Billy Shaheen added that if the former governor were to enter the race, “she wouldn’t count this as an easy win.”

The DSCC repeatedly has criticized Sununu as legislating in lockstep with President Bush, but DSCC spokesman Matthew Miller said the purpose of releasing the poll results is not to push Shaheen into the race.

“The point is one, he is extremely weak, perhaps the weakest senator in the country, and two, she would make an outstanding candidate,” Miller said.

Miller would not comment on any ongoing discussion the DSCC or its chairman, Sen. Charles Schumer (N.Y.), may or may not be having with Shaheen, who currently serves as the director of Harvard’s Institute of Politics.

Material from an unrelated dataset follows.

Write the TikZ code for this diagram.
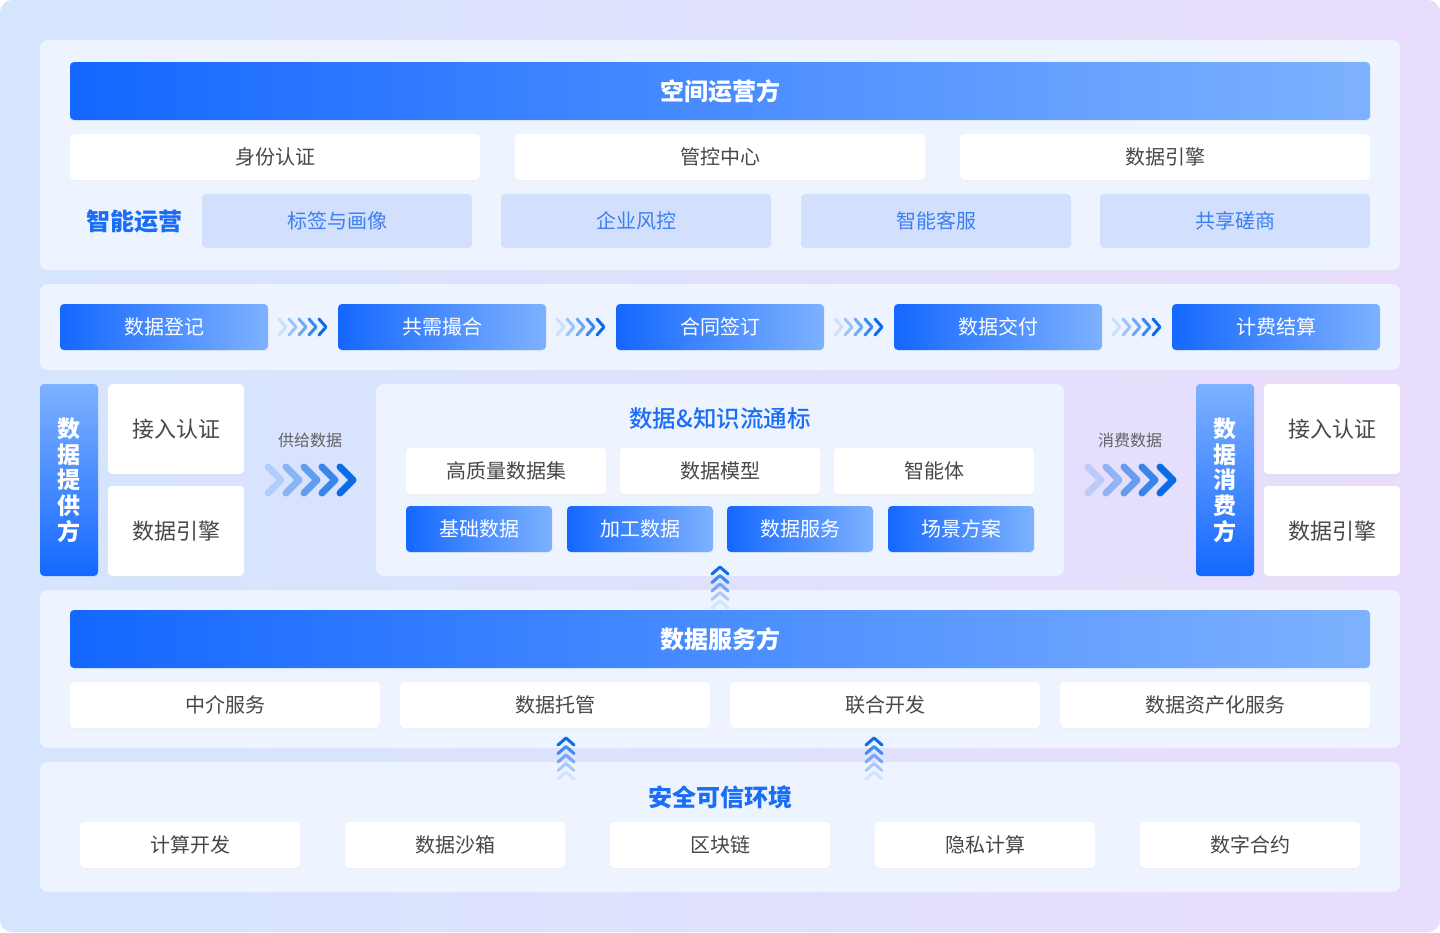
\documentclass[tikz,border=0pt]{standalone}
\usepackage{fontspec}
\setmainfont{Noto Sans CJK SC}
\newfontfamily\medfont{Noto Sans CJK SC Medium}
\usetikzlibrary{positioning,shadows}
\definecolor{bg_left}{HTML}{D5E5FE}
\definecolor{bg_right}{HTML}{E9DDFC}
\definecolor{panel_fill}{HTML}{EEF4FF}
\definecolor{grad_a}{HTML}{1467FF}
\definecolor{grad_b}{HTML}{7EB2FF}
\definecolor{light_fill}{HTML}{D3E0FD}
\definecolor{light_text}{HTML}{3C7FF1}
\definecolor{title_blue}{HTML}{1A6DF5}
\definecolor{gray_text}{HTML}{474747}
\definecolor{chev_blue}{HTML}{0B6CE8}
\tikzset{
    panel/.style = {rectangle, rounded corners=8pt, fill=panel_fill, inner sep=0pt},
    bar_head/.style = {rectangle, rounded corners=4pt, left color=grad_a, right color=grad_b, text=white, font=\bfseries\fontsize{24}{28}\selectfont, minimum width=1300pt, minimum height=58pt},
    bar_side/.style = {rectangle, rounded corners=4pt, top color=grad_b, bottom color=grad_a, text=white, align=center, font=\bfseries\fontsize{23}{25.7}\selectfont, minimum width=58pt, minimum height=192pt},
    box_white/.style = {rectangle, rounded corners=4pt, fill=white, text=gray_text, font=\fontsize{20}{24}\selectfont, minimum height=46pt, minimum width=#1, drop shadow={shadow xshift=0pt, shadow yshift=-1pt, opacity=0.06}},
    box_tall/.style = {box_white=136pt, minimum height=90pt, font=\fontsize{22}{26}\selectfont},
    box_light/.style = {rectangle, rounded corners=4pt, fill=light_fill, text=light_text, font=\fontsize{20}{24}\selectfont, minimum height=54pt, minimum width=270pt},
    box_grad/.style = {rectangle, rounded corners=4pt, left color=grad_a, right color=grad_b, text=white, font=\fontsize{20}{24}\selectfont, minimum height=46pt, minimum width=#1, drop shadow={shadow xshift=0pt, shadow yshift=-1pt, opacity=0.06}},
    title_text/.style = {text=title_blue, font=\bfseries\fontsize{24}{28}\selectfont},
    flow_text/.style = {text=gray_text!85, font=\fontsize{16}{20}\selectfont},
    chev_small/.style = {chev_blue, line width=3pt, line cap=round, line join=round},
    chev_big/.style = {chev_blue, line width=7pt, line cap=round, line join=round}
}
\begin{document}
\begin{tikzpicture}[x=1pt, y=-1pt]
    \useasboundingbox (0,0) rectangle (1440,932);
    \fill[white] (0,0) rectangle (1440,932);
    \shade[left color=bg_left, right color=bg_right, rounded corners=12pt] (0,0) rectangle (1440,932);

    % operator panel
    \node [panel, minimum width=1360pt, minimum height=230pt] (pnl_ops) at (720,155) {};
    \node [bar_head] (hdr_ops) at (720,91) {空间运营方};
    \node [box_white=410pt] (ops_id) at (275,157) {身份认证};
    \node [box_white=410pt] (ops_ctrl) at (720,157) {管控中心};
    \node [box_white=410pt] (ops_engine) at (1165,157) {数据引擎};
    \node [title_text] (ops_smart) at (134,221) {智能运营};
    \node [box_light] (ops_tag) at (337,221) {标签与画像};
    \node [box_light] (ops_risk) at (636,221) {企业风控};
    \node [box_light] (ops_cs) at (936,221) {智能客服};
    \node [box_light] (ops_share) at (1235,221) {共享磋商};

    % process steps
    \node [panel, minimum width=1360pt, minimum height=86pt] (pnl_steps) at (720,327) {};
    \node [box_grad=208pt] (step_reg) at (164,327) {数据登记};
    \node [box_grad=208pt] (step_match) at (442,327) {共需撮合};
    \node [box_grad=208pt] (step_sign) at (720,327) {合同签订};
    \node [box_grad=208pt] (step_deliver) at (998,327) {数据交付};
    \node [box_grad=208pt] (step_bill) at (1276,327) {计费结算};
    \foreach \a/\b in {step_reg/step_match, step_match/step_sign, step_sign/step_deliver, step_deliver/step_bill}{
        \path (\a.east) -- (\b.west) coordinate[midway] (gap);
        \foreach \k/\op in {0/0.15,1/0.35,2/0.55,3/0.78,4/1}{
            \draw [chev_small, draw opacity=\op] ([xshift=\k*10pt-17pt]gap) ++(-7pt,8pt) -- ++(7pt,-8pt) -- ++(-7pt,-8pt);
        }
    }

    % provider
    \node [bar_side] (prov_bar) at (69,480) {数\\据\\提\\供\\方};
    \node [box_tall] (prov_auth) at (176,429) {接入认证};
    \node [box_tall] (prov_engine) at (176,531) {数据引擎};
    \node [flow_text] (prov_lbl) at (310,440) {供给数据};
    \coordinate (prov_arr) at (310,480);

    % center
    \node [panel, minimum width=688pt, minimum height=192pt] (pnl_mid) at (720,480) {};
    \node [title_text, font=\medfont\fontsize{23.5}{28}\selectfont] (mid_title) at (720,419) {数据\&知识流通标};
    \node [box_white=200pt] (mid_set) at (506,471) {高质量数据集};
    \node [box_white=200pt] (mid_model) at (720,471) {数据模型};
    \node [box_white=200pt] (mid_agent) at (934,471) {智能体};
    \node [box_grad=146pt] (mid_base) at (479,529) {基础数据};
    \node [box_grad=146pt] (mid_proc) at (640,529) {加工数据};
    \node [box_grad=146pt] (mid_serv) at (800,529) {数据服务};
    \node [box_grad=146pt] (mid_scene) at (961,529) {场景方案};

    % consumer
    \node [flow_text] (cons_lbl) at (1130,440) {消费数据};
    \coordinate (cons_arr) at (1130,480);
    \node [bar_side] (cons_bar) at (1225,480) {数\\据\\消\\费\\方};
    \node [box_tall] (cons_auth) at (1332,429) {接入认证};
    \node [box_tall] (cons_engine) at (1332,531) {数据引擎};
    \foreach \c in {prov_arr, cons_arr}{
        \foreach \k/\op in {0/0.18,1/0.38,2/0.58,3/0.78,4/1}{
            \draw [chev_big, draw opacity=\op] ([xshift=\k*18pt-29pt]\c) ++(-13pt,13pt) -- ++(13pt,-13pt) -- ++(-13pt,-13pt);
        }
    }

    % service panel
    \node [panel, minimum width=1360pt, minimum height=158pt] (pnl_serv) at (720,669) {};
    \node [bar_head] (hdr_serv) at (720,639) {数据服务方};
    \node [box_white=310pt] (serv_agent) at (225,705) {中介服务};
    \node [box_white=310pt] (serv_host) at (555,705) {数据托管};
    \node [box_white=310pt] (serv_dev) at (885,705) {联合开发};
    \node [box_white=310pt] (serv_asset) at (1215,705) {数据资产化服务};

    % secure env
    \node [panel, minimum width=1360pt, minimum height=130pt] (pnl_sec) at (720,827) {};
    \node [title_text] (sec_title) at (720,797) {安全可信环境};
    \node [box_white=220pt] (sec_comp) at (190,845) {计算开发};
    \node [box_white=220pt] (sec_box) at (455,845) {数据沙箱};
    \node [box_white=220pt] (sec_chain) at (720,845) {区块链};
    \node [box_white=220pt] (sec_priv) at (985,845) {隐私计算};
    \node [box_white=220pt] (sec_contract) at (1250,845) {数字合约};

    % up arrows
    \coordinate (up_mid) at (720,567);
    \coordinate (up_host) at (566,738);
    \coordinate (up_dev) at (874,738);
    \foreach \c in {up_mid, up_host, up_dev}{
        \foreach \k/\op in {0/1,1/0.75,2/0.5,3/0.3,4/0.12}{
            \draw [chev_small, draw opacity=\op] ([yshift=-\k*8.5pt]\c) ++(-8pt,-7pt) -- ++(8pt,7pt) -- ++(8pt,-7pt);
        }
    }
\end{tikzpicture}
\end{document}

Billy Shaheen has said the former governor likely will make a decision before September in order to be fair to the other, announced Democratic candidates.

Portsmouth Mayor Steve Marchand, Katrina Swett and former astronaut Jay Buckey have announced their candidacies, but Marchand has said he will bow out if Shaheen gets in.

The former governor is immensely popular with state Democrats, with the ARG poll showing that 96 percent would support her run. Perhaps more surprisingly, it shows 30 percent of Republicans would also back the Democrat.

Sullivan said that since news of her draft movement started making the rounds a couple of months ago, interest has skyrocketed. The movement has set up www.DraftShaheen.com, started fundraising and hired a staffer.

More than 300 supporters have come forth, and Sullivan said if the former governor does make it official, she will be in a position to “hit the ground running.”

Sullivan said she has seen the new polling information, but she said she has not talked to Shaheen since starting the draft movement.

Sullivan was state party chairwoman during Shaheen’s narrow defeat to Sununu in 2002, which resulted in a number of criminal convictions of Republicans in an Election Day phone-jamming scandal.

“In 2002, a Senate seat was won using dirty tricks and phone jamming,” Sullivan wrote on the draft website. “It’s time for a fair fight.”

Repeated attempts to contact Sununu’s Washington office were unsuccessful.

Since Sununu’s win in 2002, the Granite State has turned increasingly blue.

In 2004, Sen. John Kerry (D-Mass.) defeated Bush in the state 50 percent to 49 percent. In 2000, the president beat former Vice President Al Gore (D) 48 percent to 47 percent, with Green Party challenger Ralph Nader securing 4 percent.

In last year’s midterms, the state’s two Republican congressmen went down to defeat. Rep. Charlie Bass (R) was defeated by Democrat Paul Hodes, and Rep. Jeb Bradley shocked the political world, losing to newcomer Carol Shea-Porter (D).